WHAT THE TASK REQUIRES -> Transcribe each line of the material as it is, and drop any picture.

RECORD LIST ->
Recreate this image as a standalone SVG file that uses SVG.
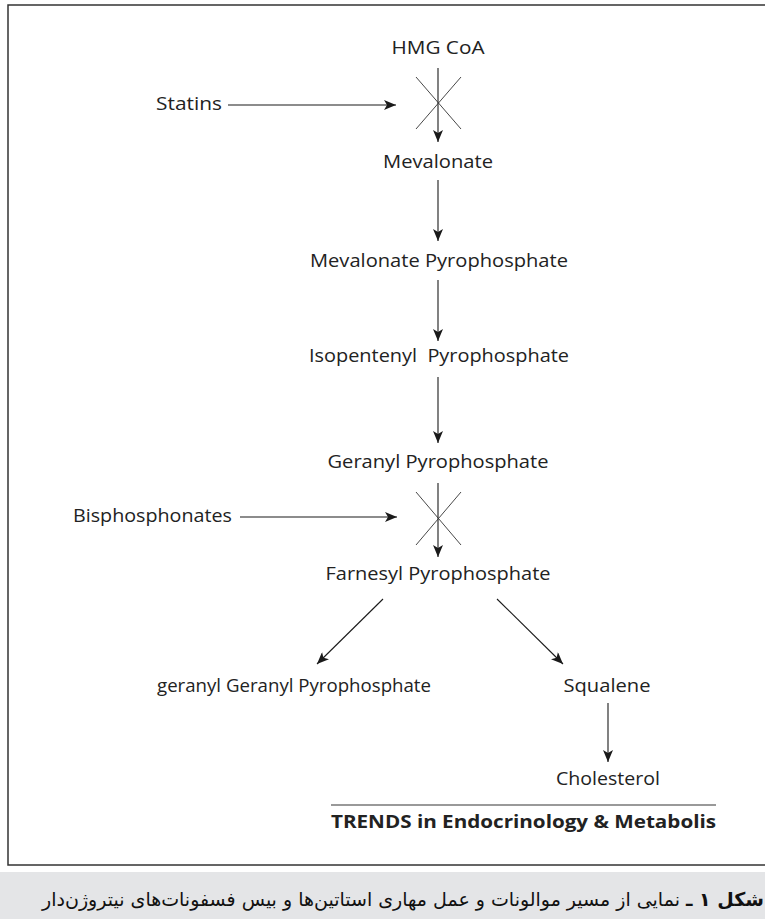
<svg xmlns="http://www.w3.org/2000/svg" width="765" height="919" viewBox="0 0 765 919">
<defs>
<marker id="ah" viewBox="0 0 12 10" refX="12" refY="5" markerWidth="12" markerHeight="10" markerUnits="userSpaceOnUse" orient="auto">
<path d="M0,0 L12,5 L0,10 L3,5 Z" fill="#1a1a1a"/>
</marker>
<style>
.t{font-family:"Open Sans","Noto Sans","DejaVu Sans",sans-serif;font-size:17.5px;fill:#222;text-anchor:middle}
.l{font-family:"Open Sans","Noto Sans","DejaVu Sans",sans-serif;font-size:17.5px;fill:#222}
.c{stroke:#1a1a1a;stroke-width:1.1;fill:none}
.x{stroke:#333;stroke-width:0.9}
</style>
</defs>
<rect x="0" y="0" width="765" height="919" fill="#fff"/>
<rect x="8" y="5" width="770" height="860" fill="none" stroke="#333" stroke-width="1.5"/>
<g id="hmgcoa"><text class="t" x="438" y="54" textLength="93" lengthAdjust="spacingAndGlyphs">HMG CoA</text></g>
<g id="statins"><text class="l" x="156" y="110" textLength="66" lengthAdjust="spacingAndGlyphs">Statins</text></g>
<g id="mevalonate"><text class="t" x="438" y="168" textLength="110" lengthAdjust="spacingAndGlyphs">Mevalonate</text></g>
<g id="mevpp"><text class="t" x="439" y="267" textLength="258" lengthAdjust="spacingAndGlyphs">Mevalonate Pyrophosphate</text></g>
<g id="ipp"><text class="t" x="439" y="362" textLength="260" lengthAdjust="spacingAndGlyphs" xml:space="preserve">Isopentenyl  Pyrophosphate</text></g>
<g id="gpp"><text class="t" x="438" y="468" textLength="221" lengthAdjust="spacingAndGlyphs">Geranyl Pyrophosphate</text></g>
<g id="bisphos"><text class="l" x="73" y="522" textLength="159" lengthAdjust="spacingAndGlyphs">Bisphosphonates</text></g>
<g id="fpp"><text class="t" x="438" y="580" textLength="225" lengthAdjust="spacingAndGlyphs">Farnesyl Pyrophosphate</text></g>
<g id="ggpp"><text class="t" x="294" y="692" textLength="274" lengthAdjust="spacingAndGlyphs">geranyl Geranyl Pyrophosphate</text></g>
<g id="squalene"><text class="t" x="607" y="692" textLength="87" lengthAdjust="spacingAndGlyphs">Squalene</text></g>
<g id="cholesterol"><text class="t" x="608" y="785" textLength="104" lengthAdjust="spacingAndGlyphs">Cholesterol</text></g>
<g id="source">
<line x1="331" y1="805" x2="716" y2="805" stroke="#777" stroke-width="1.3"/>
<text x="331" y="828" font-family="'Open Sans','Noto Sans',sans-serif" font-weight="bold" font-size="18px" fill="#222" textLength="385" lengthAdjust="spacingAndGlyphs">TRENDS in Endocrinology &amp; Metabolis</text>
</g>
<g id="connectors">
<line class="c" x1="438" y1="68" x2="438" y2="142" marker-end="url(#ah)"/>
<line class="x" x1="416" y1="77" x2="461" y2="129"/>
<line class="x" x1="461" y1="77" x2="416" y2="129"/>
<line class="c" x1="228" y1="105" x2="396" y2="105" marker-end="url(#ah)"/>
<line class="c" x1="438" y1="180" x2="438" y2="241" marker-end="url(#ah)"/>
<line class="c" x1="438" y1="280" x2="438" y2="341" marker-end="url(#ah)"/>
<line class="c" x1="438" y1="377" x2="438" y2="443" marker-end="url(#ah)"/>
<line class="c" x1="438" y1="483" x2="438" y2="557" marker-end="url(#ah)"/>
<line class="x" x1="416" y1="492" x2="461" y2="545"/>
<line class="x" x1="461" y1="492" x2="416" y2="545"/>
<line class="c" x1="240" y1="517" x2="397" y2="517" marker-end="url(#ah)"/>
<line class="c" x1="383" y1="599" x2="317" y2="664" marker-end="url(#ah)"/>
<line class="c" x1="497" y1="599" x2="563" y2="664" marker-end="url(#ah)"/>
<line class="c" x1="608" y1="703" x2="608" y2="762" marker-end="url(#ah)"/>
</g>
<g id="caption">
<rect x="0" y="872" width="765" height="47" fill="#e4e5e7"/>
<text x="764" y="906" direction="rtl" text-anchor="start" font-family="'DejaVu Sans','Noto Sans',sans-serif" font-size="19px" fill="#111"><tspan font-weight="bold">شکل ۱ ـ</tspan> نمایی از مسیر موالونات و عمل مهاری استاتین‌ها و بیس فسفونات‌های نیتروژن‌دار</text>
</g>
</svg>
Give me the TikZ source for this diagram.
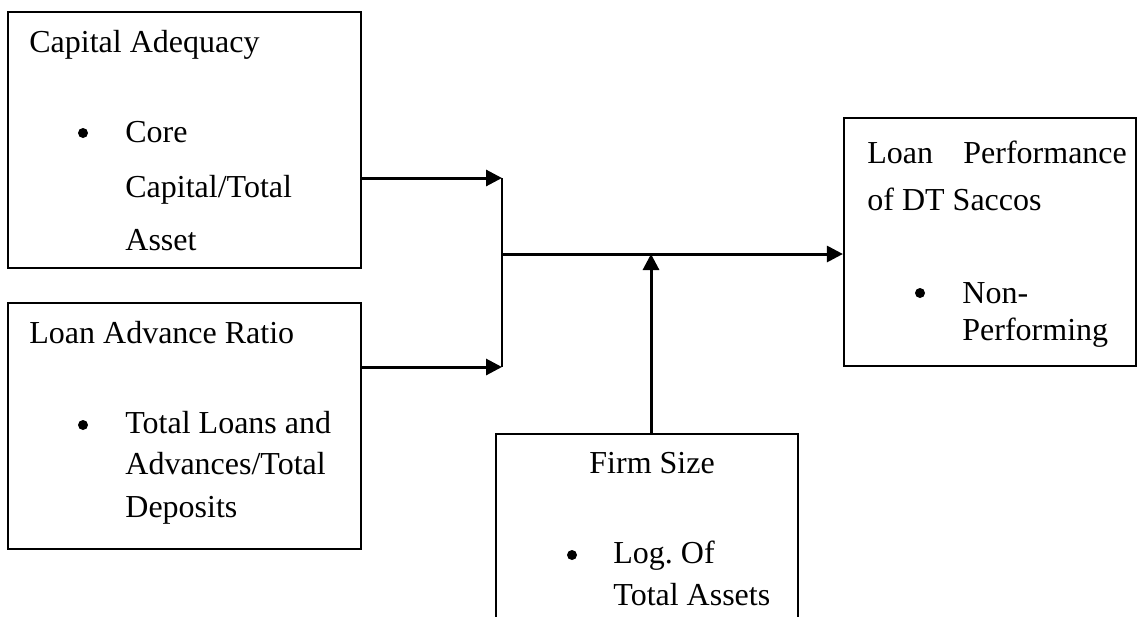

RESPONSE ->
Recreate this image as a standalone SVG file that uses SVG.
<svg xmlns="http://www.w3.org/2000/svg" width="765" height="919" viewBox="0 0 765 919">
<defs>
<marker id="ah" viewBox="0 0 12 10" refX="12" refY="5" markerWidth="12" markerHeight="10" markerUnits="userSpaceOnUse" orient="auto">
<path d="M0,0 L12,5 L0,10 L3,5 Z" fill="#1a1a1a"/>
</marker>
<style>
.t{font-family:"Open Sans","Noto Sans","DejaVu Sans",sans-serif;font-size:17.5px;fill:#222;text-anchor:middle}
.l{font-family:"Open Sans","Noto Sans","DejaVu Sans",sans-serif;font-size:17.5px;fill:#222}
.c{stroke:#1a1a1a;stroke-width:1.1;fill:none}
.x{stroke:#333;stroke-width:0.9}
</style>
</defs>
<rect x="0" y="0" width="765" height="919" fill="#fff"/>
<rect x="8" y="5" width="770" height="860" fill="none" stroke="#333" stroke-width="1.5"/>
<g id="hmgcoa"><text class="t" x="438" y="54" textLength="93" lengthAdjust="spacingAndGlyphs">HMG CoA</text></g>
<g id="statins"><text class="l" x="156" y="110" textLength="66" lengthAdjust="spacingAndGlyphs">Statins</text></g>
<g id="mevalonate"><text class="t" x="438" y="168" textLength="110" lengthAdjust="spacingAndGlyphs">Mevalonate</text></g>
<g id="mevpp"><text class="t" x="439" y="267" textLength="258" lengthAdjust="spacingAndGlyphs">Mevalonate Pyrophosphate</text></g>
<g id="ipp"><text class="t" x="439" y="362" textLength="260" lengthAdjust="spacingAndGlyphs" xml:space="preserve">Isopentenyl  Pyrophosphate</text></g>
<g id="gpp"><text class="t" x="438" y="468" textLength="221" lengthAdjust="spacingAndGlyphs">Geranyl Pyrophosphate</text></g>
<g id="bisphos"><text class="l" x="73" y="522" textLength="159" lengthAdjust="spacingAndGlyphs">Bisphosphonates</text></g>
<g id="fpp"><text class="t" x="438" y="580" textLength="225" lengthAdjust="spacingAndGlyphs">Farnesyl Pyrophosphate</text></g>
<g id="ggpp"><text class="t" x="294" y="692" textLength="274" lengthAdjust="spacingAndGlyphs">geranyl Geranyl Pyrophosphate</text></g>
<g id="squalene"><text class="t" x="607" y="692" textLength="87" lengthAdjust="spacingAndGlyphs">Squalene</text></g>
<g id="cholesterol"><text class="t" x="608" y="785" textLength="104" lengthAdjust="spacingAndGlyphs">Cholesterol</text></g>
<g id="source">
<line x1="331" y1="805" x2="716" y2="805" stroke="#777" stroke-width="1.3"/>
<text x="331" y="828" font-family="'Open Sans','Noto Sans',sans-serif" font-weight="bold" font-size="18px" fill="#222" textLength="385" lengthAdjust="spacingAndGlyphs">TRENDS in Endocrinology &amp; Metabolis</text>
</g>
<g id="connectors">
<line class="c" x1="438" y1="68" x2="438" y2="142" marker-end="url(#ah)"/>
<line class="x" x1="416" y1="77" x2="461" y2="129"/>
<line class="x" x1="461" y1="77" x2="416" y2="129"/>
<line class="c" x1="228" y1="105" x2="396" y2="105" marker-end="url(#ah)"/>
<line class="c" x1="438" y1="180" x2="438" y2="241" marker-end="url(#ah)"/>
<line class="c" x1="438" y1="280" x2="438" y2="341" marker-end="url(#ah)"/>
<line class="c" x1="438" y1="377" x2="438" y2="443" marker-end="url(#ah)"/>
<line class="c" x1="438" y1="483" x2="438" y2="557" marker-end="url(#ah)"/>
<line class="x" x1="416" y1="492" x2="461" y2="545"/>
<line class="x" x1="461" y1="492" x2="416" y2="545"/>
<line class="c" x1="240" y1="517" x2="397" y2="517" marker-end="url(#ah)"/>
<line class="c" x1="383" y1="599" x2="317" y2="664" marker-end="url(#ah)"/>
<line class="c" x1="497" y1="599" x2="563" y2="664" marker-end="url(#ah)"/>
<line class="c" x1="608" y1="703" x2="608" y2="762" marker-end="url(#ah)"/>
</g>
<g id="caption">
<rect x="0" y="872" width="765" height="47" fill="#e4e5e7"/>
<text x="764" y="906" direction="rtl" text-anchor="start" font-family="'DejaVu Sans','Noto Sans',sans-serif" font-size="19px" fill="#111"><tspan font-weight="bold">شکل ۱ ـ</tspan> نمایی از مسیر موالونات و عمل مهاری استاتین‌ها و بیس فسفونات‌های نیتروژن‌دار</text>
</g>
</svg>
Give me the TikZ source for this diagram.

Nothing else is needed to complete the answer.